/---

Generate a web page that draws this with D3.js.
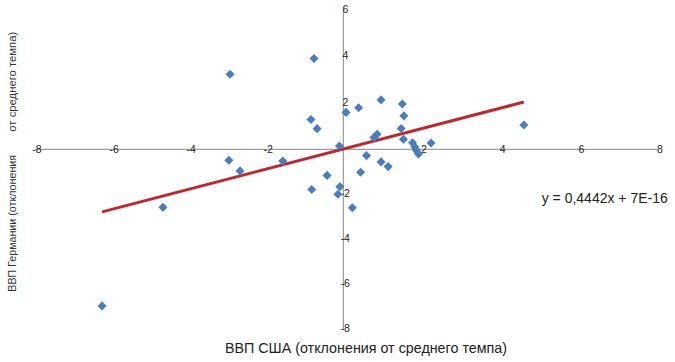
<!DOCTYPE html>
<html>
<head>
<meta charset="utf-8">
<script src="https://cdn.jsdelivr.net/npm/d3@7"></script>
<style>
    html, body { margin: 0; padding: 0; background: #ffffff; }
    svg { display: block; }
</style>
</head>
<body>
<div id="chart"></div>
<script>
// US GDP deviation (x) vs German GDP deviation (y)
var usX = [-2.94, -0.76, -0.84, -0.68, -0.10, -2.97, -2.68, -1.57, -0.42, -4.68, -6.26, -0.82, -0.09, -0.14,
            0.07, 0.39, 0.96, 1.50, 1.54, 1.47, 0.86, 0.78, 1.53, 1.76, 1.82, 1.86, 1.91, 2.23,
            0.59, 0.96, 1.14, 0.44, 4.59, 0.23];
var deY = [3.23, 3.91, 1.28, 0.89, 0.14, -0.49, -0.96, -0.52, -1.16, -2.58, -6.96, -1.79, -1.66, -2.00,
            1.59, 1.79, 2.13, 1.95, 1.44, 0.90, 0.65, 0.51, 0.43, 0.28, 0.10, -0.05, -0.21, 0.27,
           -0.28, -0.56, -0.77, -1.02, 1.05, -2.60];
var xTicks = [-8, -6, -4, -2, 2, 4, 6, 8];
var yTicks = [-8, -6, -4, -2, 2, 4, 6];
var trendSlope = 0.4442;
var trendIntercept = 0;
var equationLabel = "y = 0,4442x + 7E-16";
var xTitle = "ВВП США (отклонения от среднего темпа)";
var yTitleLow = "ВВП Германии (отклонения";
var yTitleHigh = "от среднего темпа)";

(function(){
    var width = 675, height = 362;

    var svg = d3.select("#chart").append("svg")
        .attr("width", width)
        .attr("height", height);

    /*
     * axes cross at zero, so the scales are split at the origin
     */
    var x = d3.scaleLinear().domain([-8, 0, 8]).range([35, 343.3, 658]);
    var y = d3.scaleLinear().domain([-8, 0, 6]).range([329.3, 149.3, 10]);

    var axisColor = "#868686";
    var tickFont = "'Liberation Sans', Arial, sans-serif";

    svg.append("line")
        .attr("x1", x(-8)).attr("x2", x(8))
        .attr("y1", y(0)).attr("y2", y(0))
        .attr("stroke", axisColor)
        .attr("stroke-width", 1);

    svg.append("line")
        .attr("x1", x(0)).attr("x2", x(0))
        .attr("y1", y(6)).attr("y2", y(-8))
        .attr("stroke", axisColor)
        .attr("stroke-width", 1);

    // tick labels sit right on the axis lines
    svg.append("g")
        .selectAll(".xlabel")
        .data(xTicks)
        .enter().append("text")
        .attr("class", "xlabel")
        .attr("x", function (d) { return x(d) + 2; })
        .attr("y", y(0))
        .attr("dy", "0.35em")
        .attr("text-anchor", "middle")
        .style("font-family", tickFont)
        .style("font-size", "10.5px")
        .attr("fill", "#222")
        .text(function (d) { return d; });

    svg.append("g")
        .selectAll(".ylabel")
        .data(yTicks)
        .enter().append("text")
        .attr("class", "ylabel")
        .attr("x", x(0) + 2)
        .attr("y", function (d) { return y(d) - 1; })
        .attr("dy", "0.35em")
        .attr("text-anchor", "middle")
        .style("font-family", tickFont)
        .style("font-size", "10.5px")
        .attr("fill", "#222")
        .text(function (d) { return d; });

    /*
     * linear trend over the span of the data
     */
    var xMin = d3.min(usX), xMax = d3.max(usX);
    svg.append("line")
        .attr("x1", x(xMin))
        .attr("y1", y(trendSlope * xMin + trendIntercept))
        .attr("x2", x(xMax))
        .attr("y2", y(trendSlope * xMax + trendIntercept))
        .attr("stroke", "#b92a2f")
        .attr("stroke-width", 3);

    var points = usX.map(function (d, i) { return { x: d, y: deY[i] }; });
    var diamond = d3.symbol().type(d3.symbolSquare).size(41);

    svg.append("g")
        .selectAll(".point")
        .data(points)
        .enter().append("path")
        .attr("class", "point")
        .attr("d", diamond)
        .attr("transform", function (d) { return "translate(" + x(d.x) + "," + y(d.y) + ") rotate(45)"; })
        .attr("fill", "#4a7ebb");

    svg.append("text")
        .attr("x", 541.7)
        .attr("y", 203)
        .style("font-family", tickFont)
        .style("font-size", "14px")
        .attr("fill", "#222")
        .text(equationLabel);

    svg.append("text")
        .attr("x", 366)
        .attr("y", 353)
        .attr("text-anchor", "middle")
        .style("font-family", tickFont)
        .style("font-size", "14.3px")
        .attr("fill", "#222")
        .text(xTitle);

    svg.append("text")
        .attr("transform", "translate(16,291.7) rotate(-90)")
        .style("font-family", tickFont)
        .style("font-size", "10.7px")
        .attr("fill", "#333")
        .text(yTitleLow);

    svg.append("text")
        .attr("transform", "translate(16,131.7) rotate(-90)")
        .style("font-family", tickFont)
        .style("font-size", "11.3px")
        .attr("fill", "#333")
        .text(yTitleHigh);
})();
</script>
</body>
</html>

\---

• What you will do
From the data above, write out everything exactly except the pictures.

• Output for this exercise
Generate a web page that draws this with D3.js.
<!DOCTYPE html>
<html>
<head>
<meta charset="utf-8">
<script src="https://cdn.jsdelivr.net/npm/d3@7"></script>
<style>
    html, body { margin: 0; padding: 0; background: #ffffff; }
    svg { display: block; }
</style>
</head>
<body>
<div id="chart"></div>
<script>
// US GDP deviation (x) vs German GDP deviation (y)
var usX = [-2.94, -0.76, -0.84, -0.68, -0.10, -2.97, -2.68, -1.57, -0.42, -4.68, -6.26, -0.82, -0.09, -0.14,
            0.07, 0.39, 0.96, 1.50, 1.54, 1.47, 0.86, 0.78, 1.53, 1.76, 1.82, 1.86, 1.91, 2.23,
            0.59, 0.96, 1.14, 0.44, 4.59, 0.23];
var deY = [3.23, 3.91, 1.28, 0.89, 0.14, -0.49, -0.96, -0.52, -1.16, -2.58, -6.96, -1.79, -1.66, -2.00,
            1.59, 1.79, 2.13, 1.95, 1.44, 0.90, 0.65, 0.51, 0.43, 0.28, 0.10, -0.05, -0.21, 0.27,
           -0.28, -0.56, -0.77, -1.02, 1.05, -2.60];
var xTicks = [-8, -6, -4, -2, 2, 4, 6, 8];
var yTicks = [-8, -6, -4, -2, 2, 4, 6];
var trendSlope = 0.4442;
var trendIntercept = 0;
var equationLabel = "y = 0,4442x + 7E-16";
var xTitle = "ВВП США (отклонения от среднего темпа)";
var yTitleLow = "ВВП Германии (отклонения";
var yTitleHigh = "от среднего темпа)";

(function(){
    var width = 675, height = 362;

    var svg = d3.select("#chart").append("svg")
        .attr("width", width)
        .attr("height", height);

    /*
     * axes cross at zero, so the scales are split at the origin
     */
    var x = d3.scaleLinear().domain([-8, 0, 8]).range([35, 343.3, 658]);
    var y = d3.scaleLinear().domain([-8, 0, 6]).range([329.3, 149.3, 10]);

    var axisColor = "#868686";
    var tickFont = "'Liberation Sans', Arial, sans-serif";

    svg.append("line")
        .attr("x1", x(-8)).attr("x2", x(8))
        .attr("y1", y(0)).attr("y2", y(0))
        .attr("stroke", axisColor)
        .attr("stroke-width", 1);

    svg.append("line")
        .attr("x1", x(0)).attr("x2", x(0))
        .attr("y1", y(6)).attr("y2", y(-8))
        .attr("stroke", axisColor)
        .attr("stroke-width", 1);

    // tick labels sit right on the axis lines
    svg.append("g")
        .selectAll(".xlabel")
        .data(xTicks)
        .enter().append("text")
        .attr("class", "xlabel")
        .attr("x", function (d) { return x(d) + 2; })
        .attr("y", y(0))
        .attr("dy", "0.35em")
        .attr("text-anchor", "middle")
        .style("font-family", tickFont)
        .style("font-size", "10.5px")
        .attr("fill", "#222")
        .text(function (d) { return d; });

    svg.append("g")
        .selectAll(".ylabel")
        .data(yTicks)
        .enter().append("text")
        .attr("class", "ylabel")
        .attr("x", x(0) + 2)
        .attr("y", function (d) { return y(d) - 1; })
        .attr("dy", "0.35em")
        .attr("text-anchor", "middle")
        .style("font-family", tickFont)
        .style("font-size", "10.5px")
        .attr("fill", "#222")
        .text(function (d) { return d; });

    /*
     * linear trend over the span of the data
     */
    var xMin = d3.min(usX), xMax = d3.max(usX);
    svg.append("line")
        .attr("x1", x(xMin))
        .attr("y1", y(trendSlope * xMin + trendIntercept))
        .attr("x2", x(xMax))
        .attr("y2", y(trendSlope * xMax + trendIntercept))
        .attr("stroke", "#b92a2f")
        .attr("stroke-width", 3);

    var points = usX.map(function (d, i) { return { x: d, y: deY[i] }; });
    var diamond = d3.symbol().type(d3.symbolSquare).size(41);

    svg.append("g")
        .selectAll(".point")
        .data(points)
        .enter().append("path")
        .attr("class", "point")
        .attr("d", diamond)
        .attr("transform", function (d) { return "translate(" + x(d.x) + "," + y(d.y) + ") rotate(45)"; })
        .attr("fill", "#4a7ebb");

    svg.append("text")
        .attr("x", 541.7)
        .attr("y", 203)
        .style("font-family", tickFont)
        .style("font-size", "14px")
        .attr("fill", "#222")
        .text(equationLabel);

    svg.append("text")
        .attr("x", 366)
        .attr("y", 353)
        .attr("text-anchor", "middle")
        .style("font-family", tickFont)
        .style("font-size", "14.3px")
        .attr("fill", "#222")
        .text(xTitle);

    svg.append("text")
        .attr("transform", "translate(16,291.7) rotate(-90)")
        .style("font-family", tickFont)
        .style("font-size", "10.7px")
        .attr("fill", "#333")
        .text(yTitleLow);

    svg.append("text")
        .attr("transform", "translate(16,131.7) rotate(-90)")
        .style("font-family", tickFont)
        .style("font-size", "11.3px")
        .attr("fill", "#333")
        .text(yTitleHigh);
})();
</script>
</body>
</html>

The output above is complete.